YOUR OBJECTIVE
Extract each record and reproduce it exactly.

THE INPUT
[Begin]

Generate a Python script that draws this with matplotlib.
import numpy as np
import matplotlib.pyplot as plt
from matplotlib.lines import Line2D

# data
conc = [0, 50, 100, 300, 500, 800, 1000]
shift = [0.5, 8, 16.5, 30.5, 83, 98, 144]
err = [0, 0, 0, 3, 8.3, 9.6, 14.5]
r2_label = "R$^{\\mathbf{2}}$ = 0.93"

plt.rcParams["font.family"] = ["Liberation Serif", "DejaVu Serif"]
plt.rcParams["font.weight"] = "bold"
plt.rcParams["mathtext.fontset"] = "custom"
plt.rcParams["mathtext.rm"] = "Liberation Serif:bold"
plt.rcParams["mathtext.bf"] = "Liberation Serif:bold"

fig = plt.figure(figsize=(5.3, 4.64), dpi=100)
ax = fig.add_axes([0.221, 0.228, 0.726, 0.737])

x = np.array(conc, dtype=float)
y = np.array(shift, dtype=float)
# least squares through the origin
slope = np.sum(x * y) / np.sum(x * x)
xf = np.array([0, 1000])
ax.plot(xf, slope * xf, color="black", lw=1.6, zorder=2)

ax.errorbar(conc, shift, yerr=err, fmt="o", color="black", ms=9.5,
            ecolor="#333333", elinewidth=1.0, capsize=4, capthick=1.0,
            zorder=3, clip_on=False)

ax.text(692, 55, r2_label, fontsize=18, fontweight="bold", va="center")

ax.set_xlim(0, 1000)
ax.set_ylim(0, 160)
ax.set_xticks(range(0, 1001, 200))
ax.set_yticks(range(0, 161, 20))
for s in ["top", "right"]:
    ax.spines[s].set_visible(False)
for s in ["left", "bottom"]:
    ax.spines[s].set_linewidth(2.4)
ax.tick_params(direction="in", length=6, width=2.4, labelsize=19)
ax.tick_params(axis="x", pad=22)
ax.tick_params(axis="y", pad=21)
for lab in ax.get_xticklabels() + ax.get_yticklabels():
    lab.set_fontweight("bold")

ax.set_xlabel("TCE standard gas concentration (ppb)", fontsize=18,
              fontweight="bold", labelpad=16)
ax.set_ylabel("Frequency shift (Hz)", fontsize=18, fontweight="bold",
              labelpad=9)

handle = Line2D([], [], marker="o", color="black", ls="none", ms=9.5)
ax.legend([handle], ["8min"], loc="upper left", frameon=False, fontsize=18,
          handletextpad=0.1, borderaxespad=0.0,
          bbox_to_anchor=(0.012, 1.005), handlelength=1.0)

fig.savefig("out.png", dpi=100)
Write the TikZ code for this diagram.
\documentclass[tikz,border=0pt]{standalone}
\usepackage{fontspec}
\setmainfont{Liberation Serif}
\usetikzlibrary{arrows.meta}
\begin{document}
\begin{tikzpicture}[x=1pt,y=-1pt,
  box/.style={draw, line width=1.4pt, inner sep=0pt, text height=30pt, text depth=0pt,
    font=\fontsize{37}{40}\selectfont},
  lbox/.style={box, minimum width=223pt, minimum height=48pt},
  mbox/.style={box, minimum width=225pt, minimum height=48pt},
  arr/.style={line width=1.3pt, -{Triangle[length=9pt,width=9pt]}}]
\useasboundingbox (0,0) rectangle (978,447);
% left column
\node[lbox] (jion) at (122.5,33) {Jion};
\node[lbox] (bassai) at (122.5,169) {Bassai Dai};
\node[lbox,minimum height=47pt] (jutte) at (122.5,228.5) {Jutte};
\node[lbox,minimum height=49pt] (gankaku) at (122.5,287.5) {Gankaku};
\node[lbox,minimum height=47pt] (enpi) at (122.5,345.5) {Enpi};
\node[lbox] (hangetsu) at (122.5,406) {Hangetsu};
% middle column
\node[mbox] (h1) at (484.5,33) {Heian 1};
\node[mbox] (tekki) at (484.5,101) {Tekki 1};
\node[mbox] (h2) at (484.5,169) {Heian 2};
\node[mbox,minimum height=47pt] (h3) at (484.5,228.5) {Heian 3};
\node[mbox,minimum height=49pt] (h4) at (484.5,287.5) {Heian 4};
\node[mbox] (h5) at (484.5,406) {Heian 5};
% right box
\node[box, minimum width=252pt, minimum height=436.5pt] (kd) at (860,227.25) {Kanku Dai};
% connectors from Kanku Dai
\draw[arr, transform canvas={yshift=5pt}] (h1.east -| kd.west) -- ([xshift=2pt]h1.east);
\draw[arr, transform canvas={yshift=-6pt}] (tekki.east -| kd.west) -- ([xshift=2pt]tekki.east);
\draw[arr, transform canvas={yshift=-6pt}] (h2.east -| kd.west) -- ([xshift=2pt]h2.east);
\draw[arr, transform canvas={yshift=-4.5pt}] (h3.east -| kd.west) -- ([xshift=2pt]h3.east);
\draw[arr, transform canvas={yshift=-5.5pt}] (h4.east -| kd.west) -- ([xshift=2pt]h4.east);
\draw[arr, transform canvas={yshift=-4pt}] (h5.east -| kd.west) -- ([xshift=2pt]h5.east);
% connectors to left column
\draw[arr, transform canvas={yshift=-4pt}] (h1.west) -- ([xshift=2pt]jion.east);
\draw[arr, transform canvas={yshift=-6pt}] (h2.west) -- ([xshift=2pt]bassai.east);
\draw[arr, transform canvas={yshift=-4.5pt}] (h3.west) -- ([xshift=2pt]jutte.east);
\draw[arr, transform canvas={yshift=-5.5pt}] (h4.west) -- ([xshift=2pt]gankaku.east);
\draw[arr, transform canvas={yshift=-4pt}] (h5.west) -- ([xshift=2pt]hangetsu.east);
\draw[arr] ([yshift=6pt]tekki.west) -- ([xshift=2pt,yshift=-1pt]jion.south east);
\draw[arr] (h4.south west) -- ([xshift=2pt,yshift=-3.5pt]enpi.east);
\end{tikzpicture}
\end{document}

[End]

WRITTEN RESPONSE
Generate a Python script that draws this with matplotlib.
import numpy as np
import matplotlib.pyplot as plt
from matplotlib.lines import Line2D

# data
conc = [0, 50, 100, 300, 500, 800, 1000]
shift = [0.5, 8, 16.5, 30.5, 83, 98, 144]
err = [0, 0, 0, 3, 8.3, 9.6, 14.5]
r2_label = "R$^{\\mathbf{2}}$ = 0.93"

plt.rcParams["font.family"] = ["Liberation Serif", "DejaVu Serif"]
plt.rcParams["font.weight"] = "bold"
plt.rcParams["mathtext.fontset"] = "custom"
plt.rcParams["mathtext.rm"] = "Liberation Serif:bold"
plt.rcParams["mathtext.bf"] = "Liberation Serif:bold"

fig = plt.figure(figsize=(5.3, 4.64), dpi=100)
ax = fig.add_axes([0.221, 0.228, 0.726, 0.737])

x = np.array(conc, dtype=float)
y = np.array(shift, dtype=float)
# least squares through the origin
slope = np.sum(x * y) / np.sum(x * x)
xf = np.array([0, 1000])
ax.plot(xf, slope * xf, color="black", lw=1.6, zorder=2)

ax.errorbar(conc, shift, yerr=err, fmt="o", color="black", ms=9.5,
            ecolor="#333333", elinewidth=1.0, capsize=4, capthick=1.0,
            zorder=3, clip_on=False)

ax.text(692, 55, r2_label, fontsize=18, fontweight="bold", va="center")

ax.set_xlim(0, 1000)
ax.set_ylim(0, 160)
ax.set_xticks(range(0, 1001, 200))
ax.set_yticks(range(0, 161, 20))
for s in ["top", "right"]:
    ax.spines[s].set_visible(False)
for s in ["left", "bottom"]:
    ax.spines[s].set_linewidth(2.4)
ax.tick_params(direction="in", length=6, width=2.4, labelsize=19)
ax.tick_params(axis="x", pad=22)
ax.tick_params(axis="y", pad=21)
for lab in ax.get_xticklabels() + ax.get_yticklabels():
    lab.set_fontweight("bold")

ax.set_xlabel("TCE standard gas concentration (ppb)", fontsize=18,
              fontweight="bold", labelpad=16)
ax.set_ylabel("Frequency shift (Hz)", fontsize=18, fontweight="bold",
              labelpad=9)

handle = Line2D([], [], marker="o", color="black", ls="none", ms=9.5)
ax.legend([handle], ["8min"], loc="upper left", frameon=False, fontsize=18,
          handletextpad=0.1, borderaxespad=0.0,
          bbox_to_anchor=(0.012, 1.005), handlelength=1.0)

fig.savefig("out.png", dpi=100)
Write the TikZ code for this diagram.
\documentclass[tikz,border=0pt]{standalone}
\usepackage{fontspec}
\setmainfont{Liberation Serif}
\usetikzlibrary{arrows.meta}
\begin{document}
\begin{tikzpicture}[x=1pt,y=-1pt,
  box/.style={draw, line width=1.4pt, inner sep=0pt, text height=30pt, text depth=0pt,
    font=\fontsize{37}{40}\selectfont},
  lbox/.style={box, minimum width=223pt, minimum height=48pt},
  mbox/.style={box, minimum width=225pt, minimum height=48pt},
  arr/.style={line width=1.3pt, -{Triangle[length=9pt,width=9pt]}}]
\useasboundingbox (0,0) rectangle (978,447);
% left column
\node[lbox] (jion) at (122.5,33) {Jion};
\node[lbox] (bassai) at (122.5,169) {Bassai Dai};
\node[lbox,minimum height=47pt] (jutte) at (122.5,228.5) {Jutte};
\node[lbox,minimum height=49pt] (gankaku) at (122.5,287.5) {Gankaku};
\node[lbox,minimum height=47pt] (enpi) at (122.5,345.5) {Enpi};
\node[lbox] (hangetsu) at (122.5,406) {Hangetsu};
% middle column
\node[mbox] (h1) at (484.5,33) {Heian 1};
\node[mbox] (tekki) at (484.5,101) {Tekki 1};
\node[mbox] (h2) at (484.5,169) {Heian 2};
\node[mbox,minimum height=47pt] (h3) at (484.5,228.5) {Heian 3};
\node[mbox,minimum height=49pt] (h4) at (484.5,287.5) {Heian 4};
\node[mbox] (h5) at (484.5,406) {Heian 5};
% right box
\node[box, minimum width=252pt, minimum height=436.5pt] (kd) at (860,227.25) {Kanku Dai};
% connectors from Kanku Dai
\draw[arr, transform canvas={yshift=5pt}] (h1.east -| kd.west) -- ([xshift=2pt]h1.east);
\draw[arr, transform canvas={yshift=-6pt}] (tekki.east -| kd.west) -- ([xshift=2pt]tekki.east);
\draw[arr, transform canvas={yshift=-6pt}] (h2.east -| kd.west) -- ([xshift=2pt]h2.east);
\draw[arr, transform canvas={yshift=-4.5pt}] (h3.east -| kd.west) -- ([xshift=2pt]h3.east);
\draw[arr, transform canvas={yshift=-5.5pt}] (h4.east -| kd.west) -- ([xshift=2pt]h4.east);
\draw[arr, transform canvas={yshift=-4pt}] (h5.east -| kd.west) -- ([xshift=2pt]h5.east);
% connectors to left column
\draw[arr, transform canvas={yshift=-4pt}] (h1.west) -- ([xshift=2pt]jion.east);
\draw[arr, transform canvas={yshift=-6pt}] (h2.west) -- ([xshift=2pt]bassai.east);
\draw[arr, transform canvas={yshift=-4.5pt}] (h3.west) -- ([xshift=2pt]jutte.east);
\draw[arr, transform canvas={yshift=-5.5pt}] (h4.west) -- ([xshift=2pt]gankaku.east);
\draw[arr, transform canvas={yshift=-4pt}] (h5.west) -- ([xshift=2pt]hangetsu.east);
\draw[arr] ([yshift=6pt]tekki.west) -- ([xshift=2pt,yshift=-1pt]jion.south east);
\draw[arr] (h4.south west) -- ([xshift=2pt,yshift=-3.5pt]enpi.east);
\end{tikzpicture}
\end{document}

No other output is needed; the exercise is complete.